PROBLEM: Once the pictures are set aside, transcribe the remaining data exactly.
>> START SOURCE EXCERPT
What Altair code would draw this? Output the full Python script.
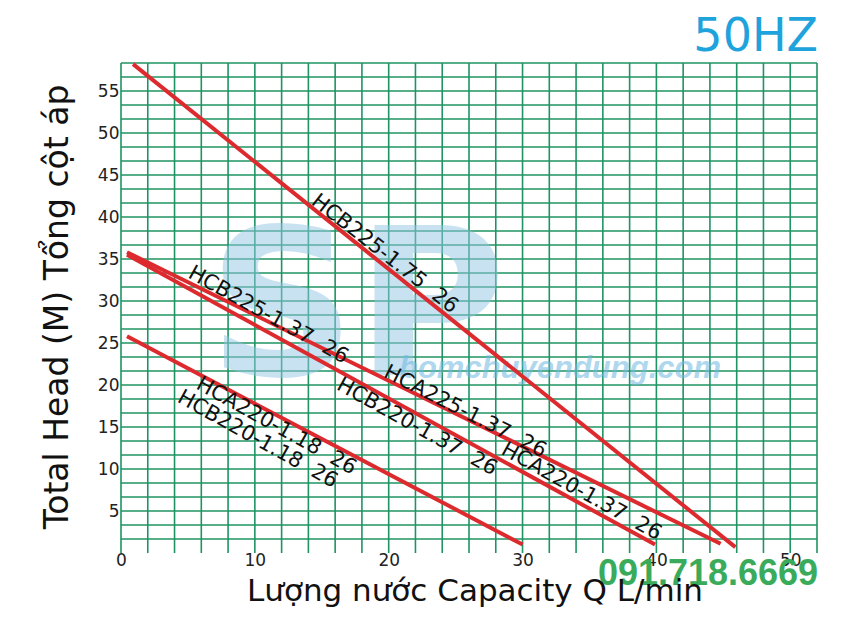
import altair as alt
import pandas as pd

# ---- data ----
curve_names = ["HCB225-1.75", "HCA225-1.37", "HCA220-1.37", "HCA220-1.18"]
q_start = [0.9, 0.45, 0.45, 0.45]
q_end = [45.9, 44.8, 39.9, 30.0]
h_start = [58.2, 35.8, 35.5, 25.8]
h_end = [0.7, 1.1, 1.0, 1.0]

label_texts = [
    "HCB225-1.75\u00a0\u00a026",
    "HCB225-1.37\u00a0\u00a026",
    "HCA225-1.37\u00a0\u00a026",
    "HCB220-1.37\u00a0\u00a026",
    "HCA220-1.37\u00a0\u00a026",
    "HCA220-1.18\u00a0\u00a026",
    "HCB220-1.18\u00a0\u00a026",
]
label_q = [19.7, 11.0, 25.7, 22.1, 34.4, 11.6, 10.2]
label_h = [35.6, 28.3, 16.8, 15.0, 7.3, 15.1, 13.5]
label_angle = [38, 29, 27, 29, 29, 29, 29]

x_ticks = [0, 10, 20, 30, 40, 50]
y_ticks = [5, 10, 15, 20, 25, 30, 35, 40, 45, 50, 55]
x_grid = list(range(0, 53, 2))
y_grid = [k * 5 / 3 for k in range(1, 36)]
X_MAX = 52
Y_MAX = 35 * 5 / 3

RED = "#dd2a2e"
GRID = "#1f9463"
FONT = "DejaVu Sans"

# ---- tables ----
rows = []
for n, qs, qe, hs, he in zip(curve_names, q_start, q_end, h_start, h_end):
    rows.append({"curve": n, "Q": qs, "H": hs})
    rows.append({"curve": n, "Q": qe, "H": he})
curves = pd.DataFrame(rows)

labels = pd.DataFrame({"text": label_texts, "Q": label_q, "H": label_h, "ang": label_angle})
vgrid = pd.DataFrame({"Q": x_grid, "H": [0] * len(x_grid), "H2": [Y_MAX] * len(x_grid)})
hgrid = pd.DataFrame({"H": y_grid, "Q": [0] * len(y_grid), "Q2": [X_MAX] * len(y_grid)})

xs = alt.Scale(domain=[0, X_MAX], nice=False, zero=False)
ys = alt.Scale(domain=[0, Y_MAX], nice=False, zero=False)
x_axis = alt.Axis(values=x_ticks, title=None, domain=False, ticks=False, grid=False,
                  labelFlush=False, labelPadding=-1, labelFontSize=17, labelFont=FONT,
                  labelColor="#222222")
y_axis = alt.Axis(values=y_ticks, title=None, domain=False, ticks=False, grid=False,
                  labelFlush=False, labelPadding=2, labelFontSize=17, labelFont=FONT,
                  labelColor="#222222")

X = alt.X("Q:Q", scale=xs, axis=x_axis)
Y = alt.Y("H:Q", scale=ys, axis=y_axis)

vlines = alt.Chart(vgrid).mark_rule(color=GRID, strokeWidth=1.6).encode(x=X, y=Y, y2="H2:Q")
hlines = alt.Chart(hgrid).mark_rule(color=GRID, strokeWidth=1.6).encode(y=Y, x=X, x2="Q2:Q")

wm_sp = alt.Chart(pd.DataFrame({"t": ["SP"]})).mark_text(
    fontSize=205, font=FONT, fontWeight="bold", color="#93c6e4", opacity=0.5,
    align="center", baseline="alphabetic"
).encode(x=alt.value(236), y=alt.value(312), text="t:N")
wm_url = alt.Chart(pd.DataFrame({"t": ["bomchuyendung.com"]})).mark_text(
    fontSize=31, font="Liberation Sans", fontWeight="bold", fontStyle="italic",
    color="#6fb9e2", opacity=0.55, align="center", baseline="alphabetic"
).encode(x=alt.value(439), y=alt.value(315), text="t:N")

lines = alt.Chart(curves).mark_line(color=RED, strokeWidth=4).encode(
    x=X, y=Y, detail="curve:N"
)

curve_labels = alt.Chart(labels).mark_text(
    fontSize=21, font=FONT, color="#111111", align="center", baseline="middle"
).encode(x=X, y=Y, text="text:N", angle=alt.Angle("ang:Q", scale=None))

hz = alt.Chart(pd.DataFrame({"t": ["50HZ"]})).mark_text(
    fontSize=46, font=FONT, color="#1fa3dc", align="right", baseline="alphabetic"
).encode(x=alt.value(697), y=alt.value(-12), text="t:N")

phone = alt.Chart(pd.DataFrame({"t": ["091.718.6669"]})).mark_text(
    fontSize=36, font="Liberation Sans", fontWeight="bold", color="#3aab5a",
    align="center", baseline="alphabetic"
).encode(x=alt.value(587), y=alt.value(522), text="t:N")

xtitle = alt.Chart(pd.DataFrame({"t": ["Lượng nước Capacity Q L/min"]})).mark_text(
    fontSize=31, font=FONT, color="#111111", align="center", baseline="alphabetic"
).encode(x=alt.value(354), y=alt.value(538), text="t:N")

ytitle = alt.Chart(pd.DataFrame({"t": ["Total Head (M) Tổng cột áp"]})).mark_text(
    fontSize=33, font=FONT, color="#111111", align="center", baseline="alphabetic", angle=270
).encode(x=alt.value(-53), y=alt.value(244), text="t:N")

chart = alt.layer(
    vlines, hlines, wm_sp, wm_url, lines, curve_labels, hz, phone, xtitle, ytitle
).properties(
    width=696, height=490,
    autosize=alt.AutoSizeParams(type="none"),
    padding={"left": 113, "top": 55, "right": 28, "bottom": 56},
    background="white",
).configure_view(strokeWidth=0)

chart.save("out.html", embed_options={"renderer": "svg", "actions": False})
>> END SOURCE EXCERPT
TASK SOLUTION:
What Altair code would draw this? Output the full Python script.
import altair as alt
import pandas as pd

# ---- data ----
curve_names = ["HCB225-1.75", "HCA225-1.37", "HCA220-1.37", "HCA220-1.18"]
q_start = [0.9, 0.45, 0.45, 0.45]
q_end = [45.9, 44.8, 39.9, 30.0]
h_start = [58.2, 35.8, 35.5, 25.8]
h_end = [0.7, 1.1, 1.0, 1.0]

label_texts = [
    "HCB225-1.75\u00a0\u00a026",
    "HCB225-1.37\u00a0\u00a026",
    "HCA225-1.37\u00a0\u00a026",
    "HCB220-1.37\u00a0\u00a026",
    "HCA220-1.37\u00a0\u00a026",
    "HCA220-1.18\u00a0\u00a026",
    "HCB220-1.18\u00a0\u00a026",
]
label_q = [19.7, 11.0, 25.7, 22.1, 34.4, 11.6, 10.2]
label_h = [35.6, 28.3, 16.8, 15.0, 7.3, 15.1, 13.5]
label_angle = [38, 29, 27, 29, 29, 29, 29]

x_ticks = [0, 10, 20, 30, 40, 50]
y_ticks = [5, 10, 15, 20, 25, 30, 35, 40, 45, 50, 55]
x_grid = list(range(0, 53, 2))
y_grid = [k * 5 / 3 for k in range(1, 36)]
X_MAX = 52
Y_MAX = 35 * 5 / 3

RED = "#dd2a2e"
GRID = "#1f9463"
FONT = "DejaVu Sans"

# ---- tables ----
rows = []
for n, qs, qe, hs, he in zip(curve_names, q_start, q_end, h_start, h_end):
    rows.append({"curve": n, "Q": qs, "H": hs})
    rows.append({"curve": n, "Q": qe, "H": he})
curves = pd.DataFrame(rows)

labels = pd.DataFrame({"text": label_texts, "Q": label_q, "H": label_h, "ang": label_angle})
vgrid = pd.DataFrame({"Q": x_grid, "H": [0] * len(x_grid), "H2": [Y_MAX] * len(x_grid)})
hgrid = pd.DataFrame({"H": y_grid, "Q": [0] * len(y_grid), "Q2": [X_MAX] * len(y_grid)})

xs = alt.Scale(domain=[0, X_MAX], nice=False, zero=False)
ys = alt.Scale(domain=[0, Y_MAX], nice=False, zero=False)
x_axis = alt.Axis(values=x_ticks, title=None, domain=False, ticks=False, grid=False,
                  labelFlush=False, labelPadding=-1, labelFontSize=17, labelFont=FONT,
                  labelColor="#222222")
y_axis = alt.Axis(values=y_ticks, title=None, domain=False, ticks=False, grid=False,
                  labelFlush=False, labelPadding=2, labelFontSize=17, labelFont=FONT,
                  labelColor="#222222")

X = alt.X("Q:Q", scale=xs, axis=x_axis)
Y = alt.Y("H:Q", scale=ys, axis=y_axis)

vlines = alt.Chart(vgrid).mark_rule(color=GRID, strokeWidth=1.6).encode(x=X, y=Y, y2="H2:Q")
hlines = alt.Chart(hgrid).mark_rule(color=GRID, strokeWidth=1.6).encode(y=Y, x=X, x2="Q2:Q")

wm_sp = alt.Chart(pd.DataFrame({"t": ["SP"]})).mark_text(
    fontSize=205, font=FONT, fontWeight="bold", color="#93c6e4", opacity=0.5,
    align="center", baseline="alphabetic"
).encode(x=alt.value(236), y=alt.value(312), text="t:N")
wm_url = alt.Chart(pd.DataFrame({"t": ["bomchuyendung.com"]})).mark_text(
    fontSize=31, font="Liberation Sans", fontWeight="bold", fontStyle="italic",
    color="#6fb9e2", opacity=0.55, align="center", baseline="alphabetic"
).encode(x=alt.value(439), y=alt.value(315), text="t:N")

lines = alt.Chart(curves).mark_line(color=RED, strokeWidth=4).encode(
    x=X, y=Y, detail="curve:N"
)

curve_labels = alt.Chart(labels).mark_text(
    fontSize=21, font=FONT, color="#111111", align="center", baseline="middle"
).encode(x=X, y=Y, text="text:N", angle=alt.Angle("ang:Q", scale=None))

hz = alt.Chart(pd.DataFrame({"t": ["50HZ"]})).mark_text(
    fontSize=46, font=FONT, color="#1fa3dc", align="right", baseline="alphabetic"
).encode(x=alt.value(697), y=alt.value(-12), text="t:N")

phone = alt.Chart(pd.DataFrame({"t": ["091.718.6669"]})).mark_text(
    fontSize=36, font="Liberation Sans", fontWeight="bold", color="#3aab5a",
    align="center", baseline="alphabetic"
).encode(x=alt.value(587), y=alt.value(522), text="t:N")

xtitle = alt.Chart(pd.DataFrame({"t": ["Lượng nước Capacity Q L/min"]})).mark_text(
    fontSize=31, font=FONT, color="#111111", align="center", baseline="alphabetic"
).encode(x=alt.value(354), y=alt.value(538), text="t:N")

ytitle = alt.Chart(pd.DataFrame({"t": ["Total Head (M) Tổng cột áp"]})).mark_text(
    fontSize=33, font=FONT, color="#111111", align="center", baseline="alphabetic", angle=270
).encode(x=alt.value(-53), y=alt.value(244), text="t:N")

chart = alt.layer(
    vlines, hlines, wm_sp, wm_url, lines, curve_labels, hz, phone, xtitle, ytitle
).properties(
    width=696, height=490,
    autosize=alt.AutoSizeParams(type="none"),
    padding={"left": 113, "top": 55, "right": 28, "bottom": 56},
    background="white",
).configure_view(strokeWidth=0)

chart.save("out.html", embed_options={"renderer": "svg", "actions": False})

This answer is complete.